本書では取り上げられていないが、同じ住民運動の系譜に「アマミノクロウサギ訴訟」がある。ゴルフ場建設の反対をめぐって、こともあろうに、島人はアマミノクロウサギ等の動物を原告主体に立てた。わたしは、この島人の仕草には自分に大いに連なるものを感じる。『奄美自立論』以降は、斎藤が投げかける疑問の根にもかかわる島人のこころを言葉にしたくて、古層の探究へと向かうことになった。その途中は、『珊瑚礁の思考』としてひと段落つけたが、それで終わらない。古層のこころは想像以上に深くかつ魅力的だ。特定の動植物や自然物が生命の源泉(トーテム)である世界は、夢見がちな島人をよく照らすもので、「アマミノクロウサギ訴訟」にもそれが露出している。

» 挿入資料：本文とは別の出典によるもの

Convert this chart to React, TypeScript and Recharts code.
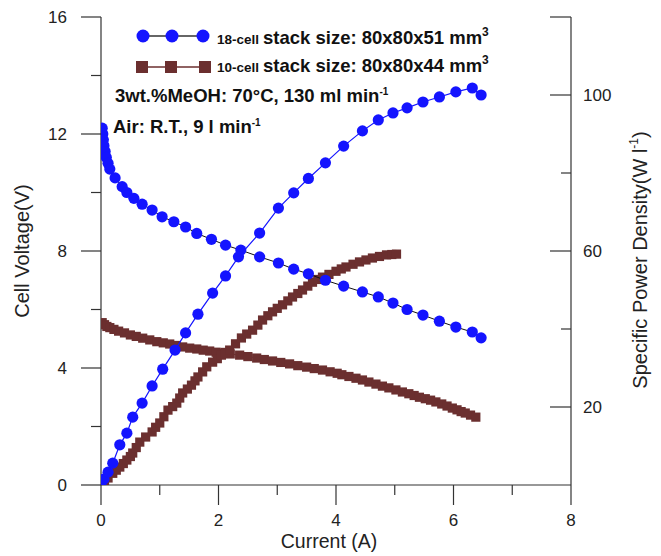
import React from 'react';
import { ComposedChart, Scatter, XAxis, YAxis, Legend } from 'recharts';

const BLUE = '#1414ff';
const BROWN = '#6b2f2f';
const AXIS = '#333';
const FONT = '"Liberation Sans", Arial, Helvetica, sans-serif';

// axis ticks
const xTicks = [0, 1, 2, 3, 4, 5, 6, 7, 8];
const xLabels = [0, 2, 4, 6, 8];
const voltTicks = [0, 2, 4, 6, 8, 10, 12, 14, 16];
const voltLabels = [0, 4, 8, 12, 16];
const powerTicks = [0, 20, 40, 60, 80, 100, 120];
const powerLabels = [20, 60, 100];

// 18-cell stack
const cell18VoltI = [0.02, 0.03, 0.04, 0.05, 0.07, 0.09, 0.12, 0.15, 0.24, 0.36, 0.44, 0.56, 0.7, 0.87, 1.04, 1.24, 1.44, 1.63, 1.88, 2.12, 2.38, 2.7, 3.02, 3.28, 3.53, 3.82, 4.13, 4.45, 4.72, 4.97, 5.21, 5.48, 5.76, 6.04, 6.32, 6.47];
const cell18Volt = [12.2, 12.0, 11.8, 11.6, 11.4, 11.2, 11.0, 10.8, 10.5, 10.2, 10.0, 9.8, 9.6, 9.4, 9.17, 9.0, 8.82, 8.6, 8.4, 8.2, 8.03, 7.8, 7.59, 7.38, 7.22, 7.0, 6.8, 6.6, 6.43, 6.22, 6.0, 5.81, 5.6, 5.4, 5.23, 5.03];
const cell18PowerI = [0.0, 0.05, 0.12, 0.2, 0.32, 0.44, 0.54, 0.7, 0.87, 1.05, 1.26, 1.44, 1.65, 1.9, 2.12, 2.34, 2.7, 3.02, 3.28, 3.53, 3.82, 4.13, 4.45, 4.72, 4.97, 5.21, 5.48, 5.76, 6.04, 6.32, 6.47];
const cell18Power = [0, 1.5, 3.3, 5.6, 10.3, 13.3, 17.4, 21, 25.4, 29.7, 34.6, 39, 43.8, 49.2, 53.6, 58.5, 64.6, 71, 74.9, 78.6, 82.6, 86.9, 90.8, 93.6, 95.4, 96.7, 98.2, 99.5, 100.8, 101.8, 100];

// 10-cell stack
const cell10VoltI = [0.02, 0.06, 0.1, 0.15, 0.22, 0.3, 0.4, 0.5, 0.6, 0.71, 0.83, 0.95, 1.06, 1.17, 1.28, 1.39, 1.51, 1.63, 1.74, 1.85, 1.96, 2.07, 2.2, 2.36, 2.5, 2.65, 2.78, 2.92, 3.06, 3.21, 3.35, 3.5, 3.63, 3.77, 3.9, 4.02, 4.1, 4.22, 4.34, 4.45, 4.56, 4.68, 4.79, 4.9, 5.02, 5.13, 5.24, 5.33, 5.42, 5.52, 5.61, 5.7, 5.8, 5.89, 5.98, 6.06, 6.13, 6.2, 6.29, 6.38];
const cell10Volt = [5.55, 5.48, 5.42, 5.38, 5.32, 5.26, 5.2, 5.13, 5.08, 5.02, 4.96, 4.9, 4.86, 4.82, 4.77, 4.72, 4.68, 4.65, 4.61, 4.58, 4.54, 4.51, 4.48, 4.44, 4.39, 4.34, 4.29, 4.24, 4.19, 4.14, 4.08, 4.03, 3.98, 3.93, 3.87, 3.82, 3.77, 3.71, 3.65, 3.59, 3.52, 3.45, 3.38, 3.32, 3.25, 3.18, 3.12, 3.06, 3.0, 2.95, 2.9, 2.84, 2.77, 2.7, 2.63, 2.57, 2.51, 2.46, 2.39, 2.32];
const cell10PowerI = [0.0, 0.06, 0.12, 0.2, 0.26, 0.32, 0.38, 0.44, 0.5, 0.54, 0.6, 0.66, 0.76, 0.87, 0.93, 1.0, 1.07, 1.14, 1.22, 1.29, 1.34, 1.39, 1.47, 1.54, 1.6, 1.65, 1.73, 1.8, 1.9, 1.98, 2.05, 2.12, 2.19, 2.29, 2.39, 2.48, 2.58, 2.67, 2.75, 2.84, 2.92, 3.0, 3.09, 3.18, 3.26, 3.35, 3.43, 3.52, 3.6, 3.69, 3.77, 3.88, 4.0, 4.09, 4.17, 4.29, 4.4, 4.51, 4.62, 4.74, 4.86, 4.95, 5.03];
const cell10Power = [0, 1, 1.8, 3, 3.8, 4.6, 5.5, 6.4, 7.3, 8.2, 9.6, 11, 12.3, 13.6, 14.8, 15.9, 17.5, 19.2, 20.1, 21, 22.3, 23.6, 24.6, 25.6, 26.7, 27.7, 29, 30.3, 31.5, 32.4, 33.3, 34, 34.6, 36.2, 37.7, 38.7, 39.7, 41, 42.3, 43.4, 44.4, 45.3, 46.2, 47.2, 48.2, 49.1, 50, 51, 52, 52.7, 53.3, 54, 54.8, 55.4, 55.9, 56.6, 57.2, 57.7, 58.2, 58.6, 59, 59.1, 59.2];

const zip = (xs: number[], ys: number[]) => xs.map((x, i) => ({ x, y: ys[i] }));

const circle = (fill: string) => (p: any) => <circle cx={p.cx} cy={p.cy} r={5.6} fill={fill} />;
const square = (fill: string) => (p: any) => <rect x={p.cx - 4.6} y={p.cy - 4.6} width={9.2} height={9.2} fill={fill} />;

const XTick = (props: any) => {
  const { x, y, payload } = props;
  const major = xLabels.includes(payload.value);
  return (
    <g>
      <line x1={x} x2={x} y1={y} y2={y + (major ? 20 : 10)} stroke={AXIS} strokeWidth={1.2} />
      {major && (
        <text x={x} y={y + 41} textAnchor="middle" fontSize={17} fontFamily={FONT} fill="#222">
          {payload.value}
        </text>
      )}
    </g>
  );
};

const VoltTick = (props: any) => {
  const { x, y, payload } = props;
  const major = voltLabels.includes(payload.value);
  return (
    <g>
      <line x1={x - (major ? 20 : 10)} x2={x} y1={y} y2={y} stroke={AXIS} strokeWidth={1.2} />
      {major && (
        <text x={x - 34} y={y + 6} textAnchor="end" fontSize={17} fontFamily={FONT} fill="#222">
          {payload.value}
        </text>
      )}
    </g>
  );
};

const PowerTick = (props: any) => {
  const { x, y, payload } = props;
  if (payload.value === 0) return <g />;
  const major = payload.value % 40 === 20 || payload.value === 120;
  return (
    <g>
      <line x1={x - (major ? 21 : 10)} x2={x} y1={y} y2={y} stroke={AXIS} strokeWidth={1.2} />
      {powerLabels.includes(payload.value) && (
        <text x={x + 12} y={y + 6} textAnchor="start" fontSize={17} fontFamily={FONT} fill="#222">
          {payload.value}
        </text>
      )}
    </g>
  );
};

const LegendBox = () => (
  <svg width={645} height={140} style={{ display: 'block' }}>
    <g fontFamily={FONT} fontWeight="bold" fill="#111">
      <line x1={135} x2={195} y1={28} y2={28} stroke="#333" strokeWidth={1.5} />
      {[135, 164, 195].map((cx) => <circle key={cx} cx={cx} cy={28} r={6.5} fill={BLUE} />)}
      <text x={209} y={36}>
        <tspan fontSize={13.5}>18-cell</tspan>
        <tspan fontSize={18.5} dx={4}>stack size: 80x80x51 mm</tspan>
        <tspan fontSize={12} dy={-8}>3</tspan>
      </text>
      <line x1={134} x2={197} y1={59} y2={59} stroke={BROWN} strokeWidth={1.5} />
      {[134, 163, 197].map((cx) => <rect key={cx} x={cx - 6} y={53} width={12} height={12} fill={BROWN} />)}
      <text x={209} y={64}>
        <tspan fontSize={13.5}>10-cell</tspan>
        <tspan fontSize={18.5} dx={4}>stack size: 80x80x44 mm</tspan>
        <tspan fontSize={12} dy={-8}>3</tspan>
      </text>
      <text x={107} y={94} fontSize={18.5}>
        3wt.%MeOH: 70°C, 130 ml min<tspan fontSize={10} dy={-7}>-1</tspan>
      </text>
      <text x={105} y={125} fontSize={18.5}>
        Air: R.T., 9 l min<tspan fontSize={10} dy={-7}>-1</tspan>
      </text>
    </g>
  </svg>
);

export default function App() {
  return (
    <div style={{ width: 645, height: 548, overflow: 'hidden' }}>
      <ComposedChart width={645} height={548} margin={{ top: 9, right: 0, bottom: 0, left: 0 }}>
        <XAxis
          type="number"
          dataKey="x"
          domain={[0, 8]}
          ticks={xTicks}
          interval={0}
          height={71}
          tickSize={0}
          tickMargin={0}
          tick={XTick}
          axisLine={{ stroke: AXIS, strokeWidth: 1.2 }}
          allowDataOverflow
          label={{
            content: () => (
              <text x={321} y={540} textAnchor="middle" fontSize={19.5} fontFamily={FONT} fill="#222">
                Current (A)
              </text>
            ),
          }}
        />
        <YAxis
          yAxisId="v"
          orientation="left"
          type="number"
          dataKey="y"
          domain={[0, 16]}
          ticks={voltTicks}
          interval={0}
          width={93}
          tickSize={0}
          tickMargin={0}
          tick={VoltTick}
          axisLine={{ stroke: AXIS, strokeWidth: 1.2 }}
          allowDataOverflow
          label={{
            content: () => (
              <text x={21} y={243} transform="rotate(-90 21 243)" textAnchor="middle" fontSize={20} fontFamily={FONT} fill="#222">
                Cell Voltage(V)
              </text>
            ),
          }}
        />
        <YAxis
          yAxisId="p"
          orientation="right"
          type="number"
          dataKey="y"
          domain={[0, 120]}
          ticks={powerTicks}
          interval={0}
          width={82}
          tickSize={0}
          tickMargin={0}
          tick={PowerTick}
          axisLine={{ stroke: AXIS, strokeWidth: 1.2 }}
          allowDataOverflow
          label={{
            content: () => (
              <text x={639} y={252} transform="rotate(-90 639 252)" textAnchor="middle" fontSize={20} fontFamily={FONT} fill="#222">
                Specific Power Density(W l<tspan fontSize={12} dy={-9}>-1</tspan>
                <tspan dy={9}>)</tspan>
              </text>
            ),
          }}
        />
        <Legend
          layout="horizontal"
          verticalAlign="middle"
          align="center"
          wrapperStyle={{ top: 0, left: 0, width: 645, height: 140 }}
          content={LegendBox}
        />
        <Scatter
          name="10-cell voltage"
          yAxisId="v"
          data={zip(cell10VoltI, cell10Volt)}
          line={{ stroke: BROWN, strokeWidth: 1 }}
          lineType="joint"
          shape={square(BROWN)}
          isAnimationActive={false}
        />
        <Scatter
          name="10-cell power"
          yAxisId="p"
          data={zip(cell10PowerI, cell10Power)}
          line={{ stroke: BROWN, strokeWidth: 1 }}
          lineType="joint"
          shape={square(BROWN)}
          isAnimationActive={false}
        />
        <Scatter
          name="18-cell voltage"
          yAxisId="v"
          data={zip(cell18VoltI, cell18Volt)}
          line={{ stroke: '#111', strokeWidth: 1 }}
          lineType="joint"
          shape={circle(BLUE)}
          isAnimationActive={false}
        />
        <Scatter
          name="18-cell power"
          yAxisId="p"
          data={zip(cell18PowerI, cell18Power)}
          line={{ stroke: BLUE, strokeWidth: 1.2 }}
          lineType="joint"
          shape={circle(BLUE)}
          isAnimationActive={false}
        />
      </ComposedChart>
    </div>
  );
}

わたしは目下、神話や伝承だけではなく貝塚や遺跡を報告書を通じて、この世界にどっぷり浸っている。そうしていると、既存の人類学や民俗学の文脈からの剥離感がやってくる。それは脱皮のように心地いいのだが、ここからどのように言葉を紡げばいいのか戸惑いものあるので、本書が読後感を書かずにいられない気持ちを喚起するのがよいリハビリになる気がしてくる。別の言い方をすれば、こうした島人の心性があらかじめよく分かっていれば、本書の取り組みは『奄美自立論』以降に、取り組んだかもしれないテーマとして共感を覚えるのだ。
そしてこうした労作が出るたびに、これは本来島人がしなければいけないことではないかという情けなさも過ぎるが、けれども指摘されないと分からないことがあるのも確かだ。斎藤は、奄美の住民運動にある意味で魅了されるが、このことが忘却の淵に沈みつつあるのに気づく。

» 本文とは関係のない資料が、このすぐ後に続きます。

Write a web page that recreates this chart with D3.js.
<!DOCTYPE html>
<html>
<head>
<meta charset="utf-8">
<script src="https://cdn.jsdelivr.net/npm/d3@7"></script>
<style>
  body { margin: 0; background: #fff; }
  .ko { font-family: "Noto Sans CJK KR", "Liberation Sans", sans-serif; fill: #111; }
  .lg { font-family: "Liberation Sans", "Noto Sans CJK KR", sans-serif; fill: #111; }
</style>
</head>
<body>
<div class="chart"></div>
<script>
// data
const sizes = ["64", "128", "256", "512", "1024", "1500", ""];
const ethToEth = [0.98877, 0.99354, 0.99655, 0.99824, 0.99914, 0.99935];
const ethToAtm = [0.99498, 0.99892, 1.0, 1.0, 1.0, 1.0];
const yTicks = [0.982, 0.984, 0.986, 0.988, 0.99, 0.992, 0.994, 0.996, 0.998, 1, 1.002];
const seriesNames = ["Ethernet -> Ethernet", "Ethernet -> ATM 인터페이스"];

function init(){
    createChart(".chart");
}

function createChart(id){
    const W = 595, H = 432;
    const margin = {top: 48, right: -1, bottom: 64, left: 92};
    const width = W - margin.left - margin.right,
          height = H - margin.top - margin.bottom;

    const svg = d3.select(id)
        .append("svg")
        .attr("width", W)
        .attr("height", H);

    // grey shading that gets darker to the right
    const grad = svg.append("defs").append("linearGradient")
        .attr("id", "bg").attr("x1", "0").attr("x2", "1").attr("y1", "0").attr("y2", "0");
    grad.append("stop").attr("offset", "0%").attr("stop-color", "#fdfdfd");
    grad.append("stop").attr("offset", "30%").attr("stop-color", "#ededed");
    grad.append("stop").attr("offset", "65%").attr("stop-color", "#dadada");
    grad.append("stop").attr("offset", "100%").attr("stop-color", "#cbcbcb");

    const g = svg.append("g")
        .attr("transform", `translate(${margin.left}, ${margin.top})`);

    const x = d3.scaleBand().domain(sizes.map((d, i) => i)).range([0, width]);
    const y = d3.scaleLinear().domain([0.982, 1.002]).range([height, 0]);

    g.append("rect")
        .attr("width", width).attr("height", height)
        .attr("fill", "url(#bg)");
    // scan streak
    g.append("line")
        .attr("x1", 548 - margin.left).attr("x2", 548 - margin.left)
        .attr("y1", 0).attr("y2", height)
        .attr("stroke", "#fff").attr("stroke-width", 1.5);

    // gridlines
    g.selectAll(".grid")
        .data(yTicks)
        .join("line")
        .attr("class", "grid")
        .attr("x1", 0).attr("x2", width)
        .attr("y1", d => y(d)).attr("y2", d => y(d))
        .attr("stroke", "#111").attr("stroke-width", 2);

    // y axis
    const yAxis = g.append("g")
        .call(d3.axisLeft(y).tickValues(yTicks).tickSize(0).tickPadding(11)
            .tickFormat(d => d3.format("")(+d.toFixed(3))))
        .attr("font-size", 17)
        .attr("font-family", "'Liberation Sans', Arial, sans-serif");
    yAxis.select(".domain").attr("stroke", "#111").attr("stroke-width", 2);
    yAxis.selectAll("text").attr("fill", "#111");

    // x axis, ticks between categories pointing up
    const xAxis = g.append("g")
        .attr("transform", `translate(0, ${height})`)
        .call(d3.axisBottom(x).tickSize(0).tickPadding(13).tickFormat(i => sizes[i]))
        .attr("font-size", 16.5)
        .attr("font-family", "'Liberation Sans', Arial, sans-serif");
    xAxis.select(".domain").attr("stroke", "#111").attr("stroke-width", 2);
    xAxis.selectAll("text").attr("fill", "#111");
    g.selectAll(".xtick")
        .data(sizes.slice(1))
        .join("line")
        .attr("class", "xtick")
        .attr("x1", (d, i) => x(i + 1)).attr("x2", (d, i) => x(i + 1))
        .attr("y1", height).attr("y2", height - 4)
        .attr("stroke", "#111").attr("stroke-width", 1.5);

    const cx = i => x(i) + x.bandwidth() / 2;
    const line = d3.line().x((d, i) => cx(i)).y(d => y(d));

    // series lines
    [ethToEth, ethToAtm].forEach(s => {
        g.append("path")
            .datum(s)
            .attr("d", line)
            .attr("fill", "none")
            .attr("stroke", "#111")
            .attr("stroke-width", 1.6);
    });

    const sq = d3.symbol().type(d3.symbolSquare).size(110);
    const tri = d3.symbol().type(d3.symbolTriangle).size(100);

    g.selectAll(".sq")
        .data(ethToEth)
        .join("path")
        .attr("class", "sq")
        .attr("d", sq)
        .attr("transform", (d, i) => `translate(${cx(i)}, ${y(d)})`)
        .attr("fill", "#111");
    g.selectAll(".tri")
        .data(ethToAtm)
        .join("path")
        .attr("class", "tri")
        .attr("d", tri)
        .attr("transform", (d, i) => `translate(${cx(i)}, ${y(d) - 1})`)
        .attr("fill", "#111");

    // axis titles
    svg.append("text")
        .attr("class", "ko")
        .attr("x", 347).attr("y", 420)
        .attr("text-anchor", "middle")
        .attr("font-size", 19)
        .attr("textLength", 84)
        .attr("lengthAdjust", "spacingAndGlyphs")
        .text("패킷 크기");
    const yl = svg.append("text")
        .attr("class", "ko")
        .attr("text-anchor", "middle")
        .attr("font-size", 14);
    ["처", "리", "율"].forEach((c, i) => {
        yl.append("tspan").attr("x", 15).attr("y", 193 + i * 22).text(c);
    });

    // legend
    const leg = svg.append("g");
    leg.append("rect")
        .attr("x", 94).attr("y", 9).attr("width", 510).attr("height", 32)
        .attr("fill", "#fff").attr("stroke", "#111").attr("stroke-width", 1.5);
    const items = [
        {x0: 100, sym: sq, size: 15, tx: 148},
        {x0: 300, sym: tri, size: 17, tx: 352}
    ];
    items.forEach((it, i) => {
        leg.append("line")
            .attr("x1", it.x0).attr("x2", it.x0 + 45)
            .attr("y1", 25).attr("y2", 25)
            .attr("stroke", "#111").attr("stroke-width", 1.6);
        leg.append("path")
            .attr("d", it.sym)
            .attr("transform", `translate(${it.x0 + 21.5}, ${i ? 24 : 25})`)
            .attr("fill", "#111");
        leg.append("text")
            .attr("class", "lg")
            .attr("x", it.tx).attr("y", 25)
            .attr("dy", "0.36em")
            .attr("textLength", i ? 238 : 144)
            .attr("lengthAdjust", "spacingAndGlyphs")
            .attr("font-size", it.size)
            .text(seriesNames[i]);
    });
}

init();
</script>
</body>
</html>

これが忘れられてよいはずがない、起こったことを調査し、将来へ記憶をつながなくてはならない。筆者は頼まれたわけでもない使命感を感じてしまった。
この「頼まれたわけでもない」ところから生まれた本書は、島人への大きなギフトだ。「奄美」というマイナーなテーマを地域研究や戦後史の専門家ではない人が取り上げる労力を思えばいい(著者のひとりの斎藤は「古代ギリシャ数学史」の専門家だ)。住民運動の記事を追い、資料を読み、関係者への取材を経るという丁寧な取り組みがなければ(樫本が担当している「MA-T計画」は原子力にまつわる国家の動きを追わなければ把握できない問題でもある)、復帰後の住民運動は、事実としては忘却され、島では名物の人を軸に語られる伝承と化していくだろうことは容易に想像できる。それはそれで島らしくて面白いのだが、ことはまだまだ続くことを思えば、そして奄美でも文字化することでしか共有できなくなっていることも多いことを踏まえれば、頼みにできるものをプレゼントされたのだ。
斎藤と樫本の取材は、手柄取りのための過去暴きになっていない。過去を隠蔽することをしていないが、記述のそばに島人への気遣いがある。それは特筆されてよいことだと島人として思う。